Newer TLDs like .io or .dev launched in the 2010s-2020s. Even well-aged .io domains lack the institutional authority of a .com from 2005. That gap narrows over time, but it hasn't closed by 2026.

Backlink Equity Sticks to .com

Here's where expired domains become powerful: when a site shuts down and its domain expires, its backlinks don't disappear immediately. Links pointing to that old .com domain sit in the web's memory.

When you acquire that expired domain and rebuild it, you inherit those links. More importantly, because .com is the expected standard, those incoming links feel natural to ranking algorithms. A link to an aged .com domain reads as legitimate authority. The same link to a .io domain might seem more speculative.

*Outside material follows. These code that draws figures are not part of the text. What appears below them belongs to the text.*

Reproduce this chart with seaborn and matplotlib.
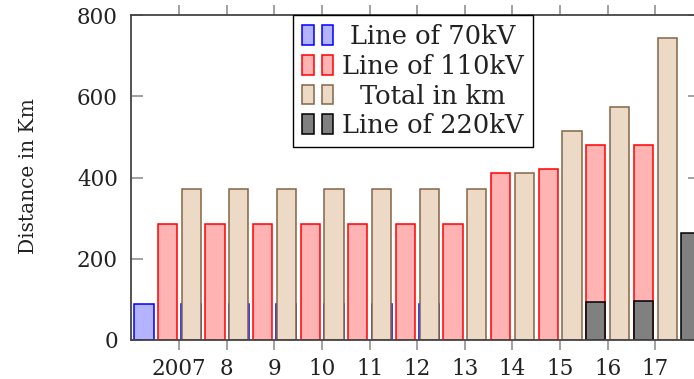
import numpy as np
import pandas as pd
import seaborn as sns
import matplotlib
matplotlib.use("Agg")
import matplotlib.pyplot as plt
from matplotlib.patches import Rectangle
from matplotlib.legend_handler import HandlerTuple

# ---------------- data ----------------
year_labels = ["2007", "8", "9", "10", "11", "12", "13", "14", "15", "16", "17", "18"]
line_70kv = [88, 88, 88, 88, 88, 88, 88, 0, 0, 0, 0, 0]
line_110kv = [285, 285, 285, 285, 285, 285, 285, 410, 422, 480, 480, np.nan]
total_km = [371, 371, 371, 371, 371, 371, 371, 410, 514, 574, 743, np.nan]
line_220kv = [np.nan, np.nan, np.nan, np.nan, np.nan, np.nan, np.nan, np.nan, np.nan, 94, 97, 264]
legend_labels = ["Line of 70kV", "Line of 110kV", "Total in km", "Line of 220kV"]
y_ticks = [0, 200, 400, 600, 800]

# ---------------- style ----------------
sns.set_theme(style="white")
plt.rcParams["font.family"] = ["DejaVu Serif"]

fig = plt.figure(figsize=(6.94, 3.79), dpi=100)
ax = fig.add_axes([131 / 694, 39 / 379, 569 / 694, 325 / 379])

idx = np.arange(len(year_labels))
series = [
    # values, offset, width, face, edge
    (line_70kv, -0.75, 0.42, (0.70, 0.70, 1.00), (0.0, 0.0, 1.0)),
    (line_110kv, -0.25, 0.40, (1.00, 0.70, 0.70), (1.0, 0.0, 0.0)),
    (total_km, 0.25, 0.405, (0.925, 0.85, 0.775), (0.52, 0.40, 0.28)),
    (line_220kv, -0.25, 0.40, (0.50, 0.50, 0.50), (0.0, 0.0, 0.0)),
]

for vals, off, w, fc, ec in series:
    df = pd.DataFrame({"x": idx + off, "y": vals}).dropna()
    sns.barplot(data=df, x="x", y="y", native_scale=True, width=w,
                color=fc, saturation=1, edgecolor=ec, linewidth=1.1,
                errorbar=None, ax=ax)

# only the years whose ticks fall inside the cropped frame
n_visible = 11
ax.set_xlim(-1.015, 10.94)
ax.set_ylim(0, 800)
ax.set_xticks(idx[:n_visible])
ax.set_xticklabels(year_labels[:n_visible])
ax.set_yticks(y_ticks)
ax.set_xlabel("")
ax.set_ylabel("Distance in Km", fontsize=14.5, color="#222222")
ax.yaxis.set_label_coords(-0.163, 0.505)

for s in ax.spines.values():
    s.set_color("#444444")
    s.set_linewidth(1.3)

ax.tick_params(axis="x", which="both", direction="out", length=7.2, width=1.1,
               color="#888888", top=True, bottom=True, labelsize=15.5,
               labelcolor="#222222", pad=5.5)
ax.tick_params(axis="y", which="both", direction="in", length=8.6, width=1.1,
               color="#888888", left=True, right=True, labelsize=15.5,
               labelcolor="#222222", pad=9.4)

# ---------------- legend ----------------
handles = []
for _, _, _, fc, ec in series:
    handles.append((Rectangle((0, 0), 1, 1, fc=fc, ec=ec, lw=1.1),
                    Rectangle((0, 0), 1, 1, fc=fc, ec=ec, lw=1.1)))
leg = ax.legend(handles, legend_labels,
                handler_map={tuple: HandlerTuple(ndivide=None, pad=0.31)},
                loc="upper left", bbox_to_anchor=(0.285, 1.0), borderaxespad=0,
                fontsize=18.5, frameon=True, fancybox=False, edgecolor="black",
                framealpha=1, handlelength=1.2, handleheight=0.8,
                handletextpad=0.35, labelspacing=0.18, borderpad=0.36)
leg.get_frame().set_linewidth(1.0)
for t in leg.get_texts():
    t.set_color("#222222")

# center legend text within its column
fig.canvas.draw()
r = fig.canvas.get_renderer()
texts = leg.get_texts()
ws = [t.get_window_extent(r).width for t in texts]
mw = max(ws)
for t, w in zip(texts, ws):
    t.set_x((mw - w) / 2)

fig.savefig("out.png", dpi=100)
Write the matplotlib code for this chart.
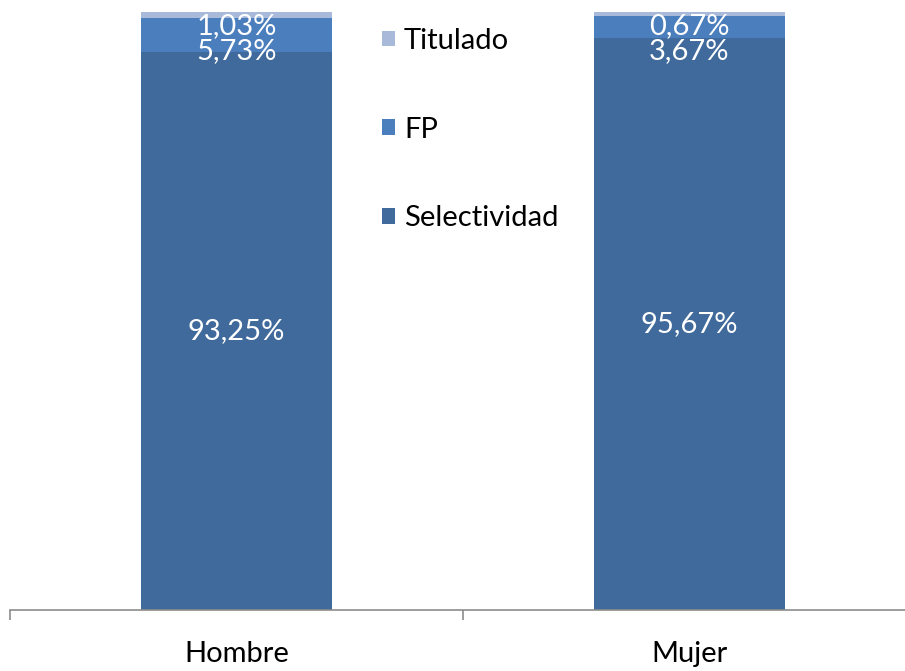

This is why domain investors and SEO professionals still pay premiums for expired .com domains with clean backlink profiles. The aged domain effect multiplies when the TLD matches user expectations.

User Behavior Still Defaults to .com

Google's algorithm learns from user behavior. Despite diversification into new TLDs:

  • Users still type .com first when guessing a domain
  • Click-through rates on .com results are measurably higher
  • Brand recall favors .com
  • Security scanners and browser tools trust .com more readily

These signals feed back into rankings. A .com domain will capture more organic clicks at equal ranking position than a .io domain. More clicks = stronger CTR signal = algorithmic boost. It's a flywheel.

The Expired Domain Playbook

If you're evaluating expired domains through Parlor or similar services, prioritize .com with:

  • Domain age (ideally 10+ years)
  • Backlink authority (score from Ahrefs, SEMrush, or Majestic)
  • Relevance to your niche (topical authority transfers)
  • No spam history (critical—check Wayback Machine)

An expired .com with 50 quality backlinks will almost always rank faster than a brand new .io domain, even with strong content. The aged domain compounds your SEO effort rather than fighting against it.

But Context Matters

We should be honest: .com isn't mandatory. Brand-driven, high-budget campaigns can rank .io, .app, or .dev just fine. If you have the resources for aggressive link building and content, TLD becomes less critical.

But if you're bootstrapping, competing in tough niches, or flipping domains, .com is still the path of least resistance. An aged, expired .com is force-multiplier for SEO.

What's Changed Since 2024

Google has gotten better at normalizing TLDs algorithmically. The gap between .com and .io has narrowed. But it hasn't inverted. In 2026, a well-maintained .io can compete. A well-maintained .com still wins.

The breakthrough would be if Google entirely decoupled TLD from trust signals in its ranking formula. We're not there yet. Until then, the SEO playing field isn't level.

The 2026 Reality

.com domains still represent:

  1. Lowest user friction (typing, memorization, expectation)
  2. Highest backlink credibility (links to .com feel legitimate)
  3. Proven domain age (most have real history)
  4. Market preference (translates to click-through and brand signals)

If you're sourcing expired domains for SEO value, .com should be your tier-one target. If you're building a brand and choosing between .com and newer TLDs, .com still carries weight.

It's not that new TLDs can't work. It's that .com still tilts the odds in your favor—and in SEO, every advantage compounds.

Where to Look

Finding aged, expired .com domains with SEO authority requires both tools and discipline. Check Parlor's scoring system to identify domains with legitimate backlink equity and domain age. Verify through Ahrefs and Wayback Machine. Look for relevance to your industry.

The best expired domains sell fast. The infrastructure for finding them—domain intelligence services—now does the heavy lifting. Use them.

Bottom line: In 2026, .com still wins. Not because Google secretly favors it. Because years of trust, user behavior, and backlink history compound into measurable SEO advantage. If you can get an aged .com domain with authority, take it.